Bodrum’un Masalsı Yüzü

Bodrum’un masalsı yüzü yel değirmenleri, çok uzun bir süredir emekliye ayrılmış durumda. Yel değirmenleri artık ne buğday öğütüyor ne de elektrik elde ediyor. Ekonomik işlevi yok olan meşhur yel değirmenleri artık ne yazık ki yalnızlığa mahkum.

Bodrum’un bembeyaz evleri arasından Yalıkavak’a giderken sıra sıra yel değirmenleri tarafından karşılanıyorsunuz. Adeta geçit töreni düzenliyorlar size. Öyle büyüleyiciler ki,sanki kulağınıza önce klasik müzik tınıları geliyor, ardından da bir masalın içine yerleşiveriyorsunuz.
Yapılar eskidikçe masallaşır. Yel değirmenleri de asırlar önce inşa edildiklerinde birer masal kahramanı değilmiş elbette. Bodrum’un en rüzgar alan tepelerine kondurulan yel değirmenleri taştan yapılmış devasa, silindir şeklinde birer kule. Tepelerinde bulunan pervaneler rüzgarla çevrildiğinde oluşan enerji ile buğday öğütüyor. Sadece tek bir yel değirmeni, rüzgar çoksa 1 saatte 300 kilo buğday öğütebiliyor. Köylülerin geçim kaynaklarının başında geliyormuş.

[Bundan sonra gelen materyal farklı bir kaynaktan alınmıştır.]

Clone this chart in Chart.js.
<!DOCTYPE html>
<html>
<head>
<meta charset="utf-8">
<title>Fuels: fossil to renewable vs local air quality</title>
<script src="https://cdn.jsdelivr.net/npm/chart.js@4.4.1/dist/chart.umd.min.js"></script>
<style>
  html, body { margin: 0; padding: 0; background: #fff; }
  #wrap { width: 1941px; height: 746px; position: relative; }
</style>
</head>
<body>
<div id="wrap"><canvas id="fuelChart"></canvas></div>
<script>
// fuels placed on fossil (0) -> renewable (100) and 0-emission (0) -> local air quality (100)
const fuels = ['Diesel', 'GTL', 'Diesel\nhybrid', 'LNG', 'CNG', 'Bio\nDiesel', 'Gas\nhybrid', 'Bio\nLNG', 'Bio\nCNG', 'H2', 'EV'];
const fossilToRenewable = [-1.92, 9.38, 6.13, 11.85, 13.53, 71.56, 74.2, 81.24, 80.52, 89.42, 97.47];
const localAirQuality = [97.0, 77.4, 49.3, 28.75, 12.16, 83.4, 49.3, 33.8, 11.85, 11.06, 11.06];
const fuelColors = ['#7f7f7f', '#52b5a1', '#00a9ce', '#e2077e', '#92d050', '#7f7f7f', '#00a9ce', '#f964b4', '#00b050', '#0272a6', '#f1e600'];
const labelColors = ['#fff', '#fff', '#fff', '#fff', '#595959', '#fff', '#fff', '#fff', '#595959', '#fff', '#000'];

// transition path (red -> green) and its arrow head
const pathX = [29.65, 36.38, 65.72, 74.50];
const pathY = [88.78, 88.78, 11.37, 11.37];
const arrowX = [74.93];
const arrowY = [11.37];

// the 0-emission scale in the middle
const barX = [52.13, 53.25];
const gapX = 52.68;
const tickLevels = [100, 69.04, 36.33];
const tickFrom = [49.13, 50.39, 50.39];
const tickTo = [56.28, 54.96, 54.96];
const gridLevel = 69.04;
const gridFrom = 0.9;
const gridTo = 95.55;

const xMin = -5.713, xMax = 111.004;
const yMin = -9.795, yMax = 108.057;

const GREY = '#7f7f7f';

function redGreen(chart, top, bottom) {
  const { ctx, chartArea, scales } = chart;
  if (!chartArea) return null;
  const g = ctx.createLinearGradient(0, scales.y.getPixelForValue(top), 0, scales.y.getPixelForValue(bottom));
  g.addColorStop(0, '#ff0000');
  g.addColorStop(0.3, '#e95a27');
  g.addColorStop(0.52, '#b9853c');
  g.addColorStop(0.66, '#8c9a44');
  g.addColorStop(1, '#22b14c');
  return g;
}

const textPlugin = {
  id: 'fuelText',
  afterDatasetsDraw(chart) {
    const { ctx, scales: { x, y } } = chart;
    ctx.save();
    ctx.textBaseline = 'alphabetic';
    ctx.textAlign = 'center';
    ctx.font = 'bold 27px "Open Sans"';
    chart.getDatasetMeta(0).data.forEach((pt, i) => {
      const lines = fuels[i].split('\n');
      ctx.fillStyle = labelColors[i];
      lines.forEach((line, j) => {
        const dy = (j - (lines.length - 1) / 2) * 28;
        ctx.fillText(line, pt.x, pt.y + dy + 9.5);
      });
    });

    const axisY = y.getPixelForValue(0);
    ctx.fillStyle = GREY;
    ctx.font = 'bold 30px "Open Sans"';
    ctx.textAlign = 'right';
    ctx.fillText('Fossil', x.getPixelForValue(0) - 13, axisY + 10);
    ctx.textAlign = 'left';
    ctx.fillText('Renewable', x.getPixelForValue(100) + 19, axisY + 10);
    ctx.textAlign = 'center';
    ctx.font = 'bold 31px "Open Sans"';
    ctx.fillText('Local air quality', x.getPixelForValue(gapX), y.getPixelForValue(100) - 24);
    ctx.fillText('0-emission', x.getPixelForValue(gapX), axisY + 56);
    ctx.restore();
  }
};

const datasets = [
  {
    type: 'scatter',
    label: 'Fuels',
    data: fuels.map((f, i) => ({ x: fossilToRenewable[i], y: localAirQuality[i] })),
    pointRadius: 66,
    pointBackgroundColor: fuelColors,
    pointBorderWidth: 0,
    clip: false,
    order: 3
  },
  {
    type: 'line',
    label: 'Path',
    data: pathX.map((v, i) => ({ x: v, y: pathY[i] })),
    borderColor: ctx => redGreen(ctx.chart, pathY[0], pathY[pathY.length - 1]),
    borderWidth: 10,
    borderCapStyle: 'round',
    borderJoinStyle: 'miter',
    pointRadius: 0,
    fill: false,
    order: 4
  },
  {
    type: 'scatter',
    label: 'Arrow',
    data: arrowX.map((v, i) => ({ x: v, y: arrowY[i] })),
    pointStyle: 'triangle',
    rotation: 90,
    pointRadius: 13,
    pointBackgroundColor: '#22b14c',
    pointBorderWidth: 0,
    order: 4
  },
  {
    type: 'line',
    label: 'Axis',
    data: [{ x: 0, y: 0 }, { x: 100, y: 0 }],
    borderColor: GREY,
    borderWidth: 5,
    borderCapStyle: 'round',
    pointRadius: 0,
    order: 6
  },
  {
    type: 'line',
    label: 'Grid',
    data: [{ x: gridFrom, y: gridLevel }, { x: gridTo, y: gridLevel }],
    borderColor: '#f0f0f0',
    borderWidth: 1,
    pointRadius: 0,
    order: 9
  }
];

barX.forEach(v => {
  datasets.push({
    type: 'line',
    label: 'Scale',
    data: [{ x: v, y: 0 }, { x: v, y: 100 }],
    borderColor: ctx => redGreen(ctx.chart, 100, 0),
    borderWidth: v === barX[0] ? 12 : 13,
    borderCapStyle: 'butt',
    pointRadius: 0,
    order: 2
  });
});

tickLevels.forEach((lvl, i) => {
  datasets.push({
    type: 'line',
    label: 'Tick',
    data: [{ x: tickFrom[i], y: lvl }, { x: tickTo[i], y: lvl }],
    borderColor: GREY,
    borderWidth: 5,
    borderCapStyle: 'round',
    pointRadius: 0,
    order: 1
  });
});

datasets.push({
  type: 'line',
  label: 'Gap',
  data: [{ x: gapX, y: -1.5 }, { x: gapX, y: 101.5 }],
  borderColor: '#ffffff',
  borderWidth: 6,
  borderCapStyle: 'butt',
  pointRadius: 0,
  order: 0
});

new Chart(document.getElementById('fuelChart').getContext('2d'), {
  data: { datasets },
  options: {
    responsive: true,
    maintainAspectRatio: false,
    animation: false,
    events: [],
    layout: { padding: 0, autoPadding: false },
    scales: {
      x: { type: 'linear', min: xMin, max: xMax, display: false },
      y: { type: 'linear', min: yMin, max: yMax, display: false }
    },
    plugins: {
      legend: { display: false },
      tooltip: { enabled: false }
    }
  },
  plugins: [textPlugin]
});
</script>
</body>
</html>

1950’li yıllarda eski işlevini yitiren yel değirmenlerinin yıllardır süregelen ekonomideki yeri biraz da nankörlük edilerek unutulmuş ve tam anlamıyla tarihin çöplüğüne atılmış. Şimdi kiminin sıvası eski, kiminin pervanesi kırık kiminin de etrafı adeta bir çöplük. Günümüzde çevre kirliliği ile dünyanın yavaş yavaş sonunu hazırlayan enerji kaynakları yerine doğaya zarar vermeyen yenilenebilir enerji kaynakları tercih edilse belki yel değirmenleri yeni dünyada kendilerine daha kolay bir yer edinebilir.

Bodrum’ da birçok tepede yel değirmenleri “Biz de buradayız, buranın tarihiyiz “diye bağırarak karşımıza çıkarlar. Yel değirmenleri 18. Yüzyıl’dan 1970’li yıllara kadar insanlara hizmetlerine devam etmişler. Ama sonunda onlar da teknolojiye yenilmişler. Yıllarca insanların un ihtiyacını karşılayan yel değirmenleri artık anılarda kalan birer tarih ve Bodrum’un sahipleri olarak tepelerden bakmaktadırlar.
Geçmişte hayatın hangi eksende döndüğünü bize anlatan Bodrum Yel Değirmenleri aynı zamanda mevsim ne olursa olsun manzarasının her zaman paha biçilemez olduğunun da kanıtı.

RÜZGÂR POTANSİYELİNDE TÜRKİYE 2’NCİ
Geçtiğimiz yıllarda Avrupa Rüzgar Enerjisi Derneği tarafından hazırlanan bir raporda, rüzgar potansiyeli bakımından Türkiye Avrupa 2’nci sırada yer aldı. Üretim bakımından ise son sıralarda yer aldı. Çevreciler, yenilenebilir enerji olan ve hiçbir atık oluşturmayan bu enerji kaynağının yeniden kullanılmasından yana.

DEĞİRMENLER İLGİ BEKLİYOR
Yel değirmenlerinin Bodrum ekonomisinde çok önemli bir işlevi varmış. Köylüler ürettikleri buğdayı tepelerdeki yel değirmenlerinde öğüttürdükten sonra merkeplerle, katırlarla, develerle yalılara (kıyıya) taşırmış.
Yalılarda (kıyılarla) bulunan taş fırınlarda bu unlarla pişirilen ekmekleri, kıyıya yanaşan, uzun süre denizde kalacakları için bolca ekmek stoku yapmak zorunda olan denizciler alırmış. Unların bir bölümü de karşı adalara ihraç edilirmiş. Bodrum’un yel değirmenleri üzerine ciddi bir araştırma yok. Kaç adet yel değirmeni kaldı? Bunlar ne durumda? Bilinmiyor. Gözle görünen kalanların gün geçtikçe çökmesi.
Halbuki Yunanistan kırlarında ve adalarında, bu değirmenlere önem veriliyor. Değirmenler bakımlı, boyalı, pervaneleri işleyecekmiş gibi onarılmış durumda. Bizde niye olmasın?